The relative infertility phase. This phase begins with menstruation. Its end can be determined using several basic principles based on observation of basal body temperature measured after waking and the quality of cervical mucus. The length of this phase is not constant and may vary from cycle to cycle. In very short menstrual cycles, follicular development may begin very early, and the fertile phase can start in the final days of menstruation. The Pearl Index for this phase is less than 0.2%.

The fertility phase, lasts relatively short. During this time, a mature egg is released from a Graafian follicle (ovulation) and travels through the fallopian tube. The egg remains capable of being fertilized for up to 12 hours (or up to 24 hours in cases of multiple ovulation). Because sperm can survive for 5-6 days, the fertile period is considered to begin several days before ovulation. Easily observable signs of fertility include high-quality cervical mucus, changes in the cervix, and ovulatory pain.

The postovulatory (absolute) infertility phase begins a few days after ovulation, following the degeneration of the egg, and lasts until the next menstruation. The end of the fertile period is marked by a sustained rise in basal body temperature of at least 0.2°C observed over three consecutive measurements, along with a marked decline in the quality of cervical mucus and its rapid disappearance. The Pearl Index for this phase is 0%, indicating absolute infertility.

During the menstrual cycle, natural hormonal fluctuations in a woman’s body activate reproductive processes that are reflected in changes within the reproductive organs, external appearance, and physical, emotional, and cognitive functioning.

The activity of estrogens during the first (preovulatory) phase of the cycle results in:

• maintenance of basal body temperature at an unchanged low level,
• gradual regeneration of the endometrium,
• lifting, softening, and opening of the cervix,
• progressive changes in cervical mucus from less fertile to more fertile.

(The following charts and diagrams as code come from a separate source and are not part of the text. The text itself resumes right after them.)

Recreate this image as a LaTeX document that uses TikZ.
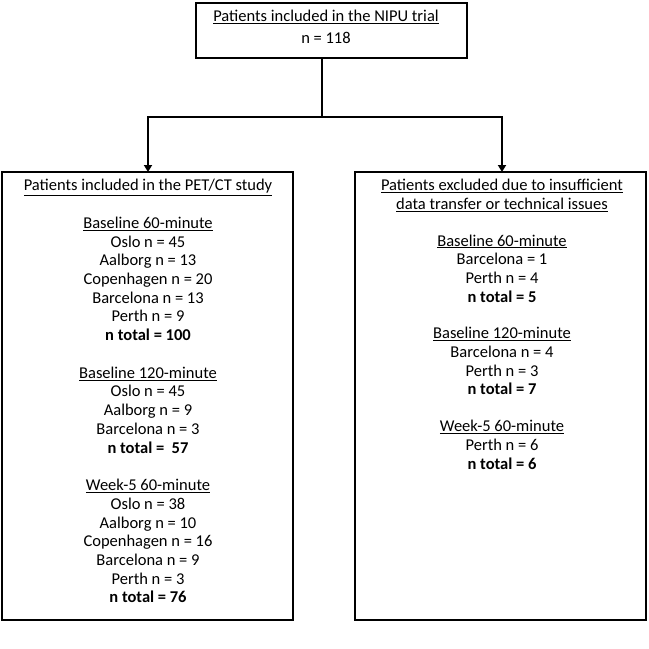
\documentclass[tikz,border=0pt]{standalone}
\usepackage{fontspec}
\setmainfont{Carlito}
\usetikzlibrary{arrows.meta}
\begin{document}
\begin{tikzpicture}[x=1pt,y=-1pt,
  box/.style={draw,line width=2.4pt,inner sep=0pt},
  txt/.style={align=center,font=\fontsize{16.5}{18.7}\selectfont,inner sep=0pt,anchor=north},
  conn/.style={line width=2.4pt,-{Triangle[length=7pt,width=8pt]}}]
\useasboundingbox (0,0) rectangle (649,649);
\draw[box] (196,3) rectangle (467,58);
\draw[box] (2,172) rectangle (293,620);
\draw[box] (355,172) rectangle (646,620);
\coordinate (top) at (322,58);
\coordinate (mid) at (322,117);
\coordinate (lt) at (148,172);
\coordinate (rt) at (502,172);
\node[txt] (t) at (326,10) {\underline{Patients included in the NIPU trial}\\[3pt]n = 118};
\node[txt] (l) at (148,179) {\underline{Patients included in the PET/CT study}\\[19pt]
\underline{Baseline 60-minute}\\Oslo n = 45\\Aalborg n = 13\\Copenhagen n = 20\\Barcelona n = 13\\Perth n = 9\\\textbf{n total = 100}\\[19pt]
\underline{Baseline 120-minute}\\Oslo n = 45\\Aalborg n = 9\\Barcelona n = 3\\\textbf{n total =\ \ 57}\\[19pt]
\underline{Week-5 60-minute}\\Oslo n = 38\\Aalborg n = 10\\Copenhagen n = 16\\Barcelona n = 9\\Perth n = 3\\\textbf{n total = 76}};
\node[txt] (r) at (502,179) {\underline{Patients excluded due to insufficient}\\\underline{data transfer or technical issues}\\[18pt]
\underline{Baseline 60-minute}\\Barcelona = 1\\Perth n = 4\\\textbf{n total = 5}\\[18pt]
\underline{Baseline 120-minute}\\Barcelona n = 4\\Perth n = 3\\\textbf{n total = 7}\\[18pt]
\underline{Week-5 60-minute}\\Perth n = 6\\\textbf{n total = 6}};
\draw[line width=2.4pt] (top) -- (mid);
\draw[conn] (mid) -| (lt);
\draw[conn] (mid) -| (rt);
\end{tikzpicture}
\end{document}
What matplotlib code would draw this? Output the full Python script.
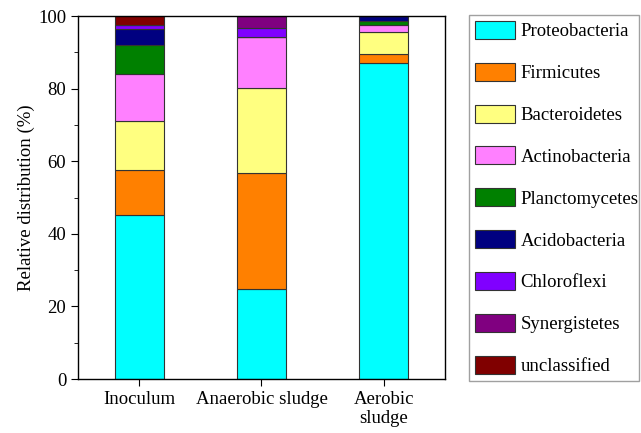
import matplotlib
matplotlib.use("Agg")
import matplotlib.pyplot as plt
from matplotlib.ticker import MultipleLocator
import numpy as np

plt.rcParams['font.family'] = ['Liberation Serif', 'DejaVu Serif']

samples = ["Inoculum", "Anaerobic sludge", "Aerobic\nsludge"]
phyla = ["Proteobacteria", "Firmicutes", "Bacteroidetes", "Actinobacteria",
         "Planctomycetes", "Acidobacteria", "Chloroflexi", "Synergistetes",
         "unclassified"]
proteobacteria = [45.2, 24.7, 87.1]
firmicutes = [12.5, 32.1, 2.3]
bacteroidetes = [13.4, 23.5, 6.2]
actinobacteria = [12.9, 14.0, 1.9]
planctomycetes = [8.0, 0.0, 1.2]
acidobacteria = [4.3, 0.0, 1.3]
chloroflexi = [1.1, 2.3, 0.0]
synergistetes = [0.0, 3.4, 0.0]
unclassified = [2.6, 0.0, 0.0]
colors = ["#00FFFF", "#FF8000", "#FFFF80", "#FF80FF", "#008000",
          "#000080", "#8000FF", "#800080", "#800000"]

series = [proteobacteria, firmicutes, bacteroidetes, actinobacteria,
          planctomycetes, acidobacteria, chloroflexi, synergistetes,
          unclassified]

fig = plt.figure(figsize=(6.41, 4.33), dpi=100)
ax = fig.add_axes([0.1217, 0.1247, 0.5725, 0.8383])

x = np.arange(len(samples))
bottom = np.zeros(len(samples))
handles = []
for name, vals, c in zip(phyla, series, colors):
    vals = np.array(vals)
    b = ax.bar(x, vals, width=0.4, bottom=bottom, color=c,
               edgecolor="#333333", linewidth=0.8, label=name)
    handles.append(b)
    bottom += vals

fs = 13.5
ax.set_xlim(-0.5, 2.5)
ax.set_ylim(0, 100)
ax.set_xticks(x)
ax.set_xticklabels(samples, fontsize=fs)
ax.yaxis.set_major_locator(MultipleLocator(20))
ax.yaxis.set_minor_locator(MultipleLocator(10))
ax.tick_params(axis='y', which='major', direction='out', length=5,
               labelsize=fs, right=False)
ax.tick_params(axis='y', which='minor', direction='out', length=3)
ax.tick_params(axis='x', direction='out', length=5, top=False)
ax.set_ylabel("Relative distribution (%)", fontsize=fs, labelpad=2)
for s in ax.spines.values():
    s.set_linewidth(1.0)

leg = fig.legend(handles=handles, labels=phyla,
                 bbox_to_anchor=(0.7317, 0.127, 0.265, 0.838),
                 loc="upper left", mode="expand", borderaxespad=0,
                 fontsize=fs, handlelength=2.15, handleheight=1.1,
                 labelspacing=1.2, handletextpad=0.3,
                 borderpad=0.3, fancybox=False, edgecolor="#888888")
leg.get_frame().set_linewidth(1.0)

fig.savefig("out.png", dpi=100)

During the period of highest estrogen levels, many women experience improved mood, increased physical energy, greater efficiency, enhanced concentration, increased libido, and a generally more attractive appearance. However, the estrogen phase is relatively unstable, varies from cycle to cycle, and is particularly sensitive to stress, medication, and other external factors that may disrupt it.

In contrast, the increased concentration of progesterone in the second (postovulatory) phase of the cycle leads to:

• an increase in basal body temperature of at least 0.2°C,
• inhibition of further ovulation,
• a sensation of breast fullness,
• secretory changes in the endometrium in preparation for possible embryo implantation,
• closing, lowering, and firming of the cervix,
• thickening of cervical mucus.

During the progesterone phase, women may more often experience decreased physical and emotional well-being, fatigue and sleepiness, increased irritability, reduced concentration and cognitive performance, decreased libido, and skin problems.